Updated

Prosecutors deciding whether to charge a California man who says he fatally shot a violent burglar in the back in an alley as she fled his home face a difficult decision because the case falls in a gray area involving self-defense, a legal expert said Friday.

Long Beach homeowner Tom Greer, 80, told a TV station he began firing after his collarbone was broken during an assault by the woman and a man that Greer discovered in his home.

Long Beach police Chief Jim McDonnell says the homeowner shot at 28-year-old Andrea Miller in an alley.

Greer said he fired at the burglars inside and outside his home, even though the female burglar told him not to shoot because she was pregnant.

"The lady didn't run as fast as the man, so I shot her in the back twice," Greer told KNBC-TV outside his house.  "She's dead ... but he got away."

An autopsy Friday determined that Miller was not pregnant, Los Angeles County coroner's spokesman Ed Winter said.

Gus Adams, 26, her suspected accomplice, was later booked on suspicion of residential burglary and murder and was being held on bail of just over $1 million. The murder charge is possible because Adams is accused of participating in a felony that led to a death, McDonnell said.

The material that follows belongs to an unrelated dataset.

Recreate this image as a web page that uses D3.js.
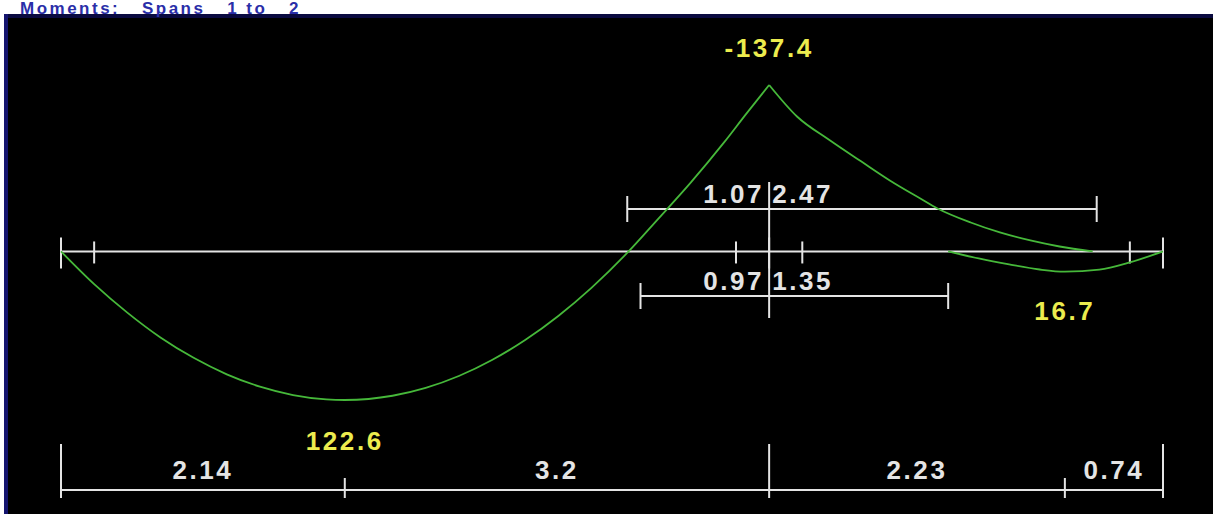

The case was referred on Friday to prosecutors who will have to decide whether to charge Adams and Greer. A decision might not come until Monday.

Under California law, homeowners have a right to protect themselves with deadly force inside their homes and in the immediate vicinity -- such as a patio -- if they feel they are in imminent danger of great bodily injury or death, said Lawrence Rosenthal, a former federal prosecutor who teaches law at Chapman University.

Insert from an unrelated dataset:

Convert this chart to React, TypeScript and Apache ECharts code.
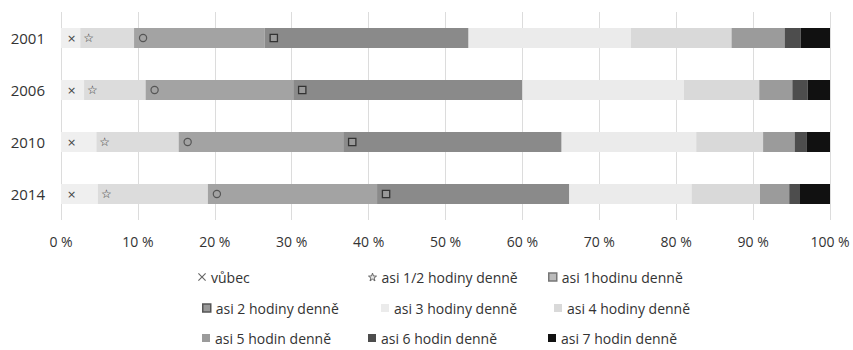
import React, { useEffect, useRef } from "react";
import * as echarts from "echarts";

// Survey years (rows, top to bottom)
const years = ["2001", "2006", "2010", "2014"];

// Share of respondents (%) per answer, one value per year
const vubec = [2.5, 3.0, 4.6, 4.8];
const pulHodiny = [7.0, 8.0, 10.7, 14.3];
const jednaHodina = [17.0, 19.2, 21.4, 22.0];
const dveHodiny = [26.5, 29.8, 28.4, 25.0];
const triHodiny = [21.1, 21.0, 17.5, 15.9];
const ctyriHodiny = [13.1, 9.8, 8.7, 8.9];
const petHodin = [6.9, 4.3, 4.1, 3.8];
const sestHodin = [2.1, 2.0, 1.6, 1.4];
const sedmHodin = [3.8, 2.9, 3.0, 3.9];

const seriesNames = [
  "vůbec",
  "asi 1/2 hodiny denně",
  "asi 1hodinu denně",
  "asi 2 hodiny denně",
  "asi 3 hodiny denně",
  "asi 4 hodiny denně",
  "asi 5 hodin denně",
  "asi 6 hodin denně",
  "asi 7 hodin denně",
];
const seriesData = [
  vubec,
  pulHodiny,
  jednaHodina,
  dveHodiny,
  triHodiny,
  ctyriHodiny,
  petHodin,
  sestHodin,
  sedmHodin,
];

const xTicks = [0, 10, 20, 30, 40, 50, 60, 70, 80, 90, 100];

const colors = [
  "#efefef",
  "#dcdcdc",
  "#a3a3a3",
  "#8a8a8a",
  "#ebebeb",
  "#d9d9d9",
  "#9b9b9b",
  "#4d4d4d",
  "#111111",
];

const FONT = "Open Sans";
const TEXT = "#333333";

// Small pattern marks drawn at the left end of the first four segments
const markLabels: any[] = [
  {
    show: true,
    position: "insideLeft",
    distance: 6,
    formatter: "×",
    color: "#444",
    fontSize: 11,
    fontFamily: "DejaVu Sans",
  },
  {
    show: true,
    position: "insideLeft",
    distance: 3,
    formatter: "☆",
    color: "#333",
    fontSize: 12,
    fontFamily: "DejaVu Sans",
  },
  {
    show: true,
    position: "insideLeft",
    distance: 6,
    formatter: "{c|}",
    rich: {
      c: {
        width: 6,
        height: 6,
        borderRadius: 3,
        borderColor: "#555",
        borderWidth: 1.2,
        backgroundColor: "#a3a3a3",
      },
    },
  },
  {
    show: true,
    position: "insideLeft",
    distance: 6,
    formatter: "{s|}",
    rich: {
      s: {
        width: 6,
        height: 6,
        borderColor: "#333",
        borderWidth: 1.3,
        backgroundColor: "#999",
      },
    },
  },
];

// Legend icons
const legendIcons: any[] = [
  "path://M0,1L1,0L5,4L9,0L10,1L6,5L10,9L9,10L5,6L1,10L0,9L4,5Z",
  "path://M5,0L6.2,3.6L10,3.8L7,6.1L8.1,9.8L5,7.6L1.9,9.8L3,6.1L0,3.8L3.8,3.6Z",
  "rect",
  "rect",
  "rect",
  "rect",
  "rect",
  "rect",
  "rect",
];
const legendStyles: any[] = [
  { color: "#666" },
  { color: "#e6e6e6", borderColor: "#666", borderWidth: 1 },
  { color: "#bbbbbb", borderColor: "#777", borderWidth: 1.5 },
  { color: "#999", borderColor: "#555", borderWidth: 1.5 },
  { color: colors[4] },
  { color: colors[5] },
  { color: colors[6] },
  { color: colors[7] },
  { color: colors[8] },
];
// Legend grid: three columns, three rows
const legendLeft = [198, 368, 548, 202, 381, 554, 202, 368, 548];
const legendTop = [270, 270, 270, 301, 301, 301, 331, 331, 331];

export default function App() {
  const ref = useRef<HTMLDivElement>(null);

  useEffect(() => {
    if (!ref.current) return;
    const chart = echarts.init(ref.current, null, { renderer: "svg" });

    const series = seriesNames.map((name, i) => ({
      name,
      type: "bar",
      stack: "total",
      barWidth: 20,
      data: seriesData[i],
      itemStyle: { color: colors[i] },
      label: i < 4 ? markLabels[i] : { show: false },
      emphasis: { disabled: true },
    }));

    const legends = seriesNames.map((name, i) => ({
      show: true,
      left: legendLeft[i],
      top: legendTop[i],
      orient: "horizontal",
      itemWidth: 8,
      itemHeight: 8,
      padding: 0,
      selectedMode: false,
      textStyle: {
        fontFamily: FONT,
        fontSize: 14,
        lineHeight: 14,
        color: TEXT,
      },
      data: [
        {
          name,
          icon: legendIcons[i],
          itemStyle: legendStyles[i],
        },
      ],
    }));

    chart.setOption({
      animation: false,
      textStyle: { fontFamily: FONT },
      grid: { left: 61, right: 23, top: 12, bottom: 130, containLabel: false },
      xAxis: {
        type: "value",
        min: xTicks[0],
        max: xTicks[xTicks.length - 1],
        interval: 10,
        axisLine: { show: false },
        axisTick: { show: false },
        splitLine: { lineStyle: { color: "#dcdcdc", width: 1 } },
        axisLabel: {
          formatter: "{value} %",
          fontFamily: FONT,
          fontSize: 14,
          color: TEXT,
          margin: 14,
        },
      },
      yAxis: {
        type: "category",
        data: years,
        inverse: true,
        axisLine: { show: false },
        axisTick: { show: false },
        axisLabel: {
          fontFamily: FONT,
          fontSize: 15,
          color: TEXT,
          margin: 16,
        },
      },
      legend: legends,
      series,
    });

    return () => chart.dispose();
  }, []);

  return (
    <div
      ref={ref}
      style={{
        position: "absolute",
        left: 0,
        top: 0,
        width: 853,
        height: 350,
        background: "#ffffff",
      }}
    />
  );
}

But this case enters a gray area because Greer, by his own account, chased the burglars and fired at them outside his home as they were fleeing, Rosenthal said.

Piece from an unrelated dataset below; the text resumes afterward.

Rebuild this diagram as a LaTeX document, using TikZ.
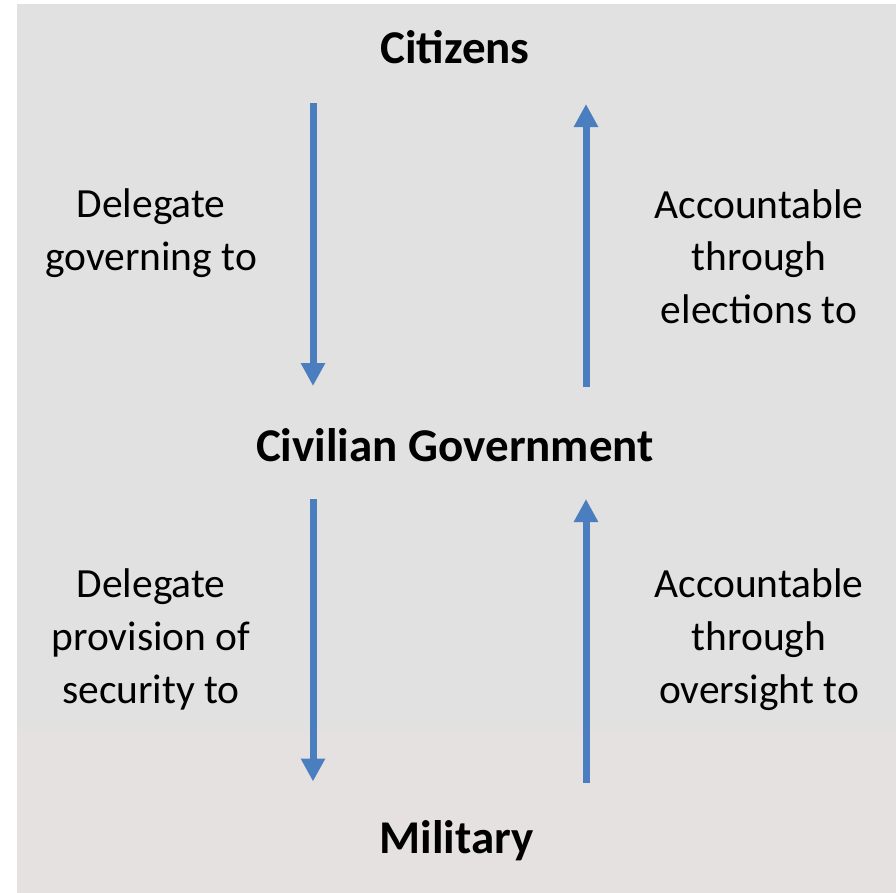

Prosecutors will have to decide if the evidence shows the immediate threat had subsided by the time Greer fired again, or if he still could reasonably fear for his life.

"As a technical matter, this would be a homicide, possibly second-degree murder or voluntary manslaughter, but that doesn't mean that you should charge everything that's technically an offense," Rosenthal said.

"The problem here is that all this happens very fast and his legal right to use force probably ended just a few seconds before he did use deadly force. So the question is should you charge somebody on the basis of what really was a series of split-second decisions when he's just been robbed and physically assaulted?"

Miller and Adams, who had histories of similar crimes, were unarmed, McDonnell said.

Greer had been burglarized three times before and believed the same suspects were responsible.

He returned home shortly after 9 p.m. Tuesday to find the pair in his home. Police said both suspects attacked him, hitting him with their fists and ultimately body-slamming him to the floor and breaking his collarbone, McDonnell said. Miller continued to hit him, McDonnell said, while Adams went to a safe and tried to pry it open.

When Miller left him to also work on the safe, Greer was able to get to another room where he grabbed a gun and returned to open fire on the suspects, police said.

They fled through the garage and into an alley, and Greer chased them, firing again, McDonnell said.

McDonnell would not say whether Miller was shot in the back as Greer said. He also declined to say how many shots were fired and whether either of the suspects was hit inside the house before fleeing.

No phone listing was available for Greer and he could not be reached for comment by The Associated Press.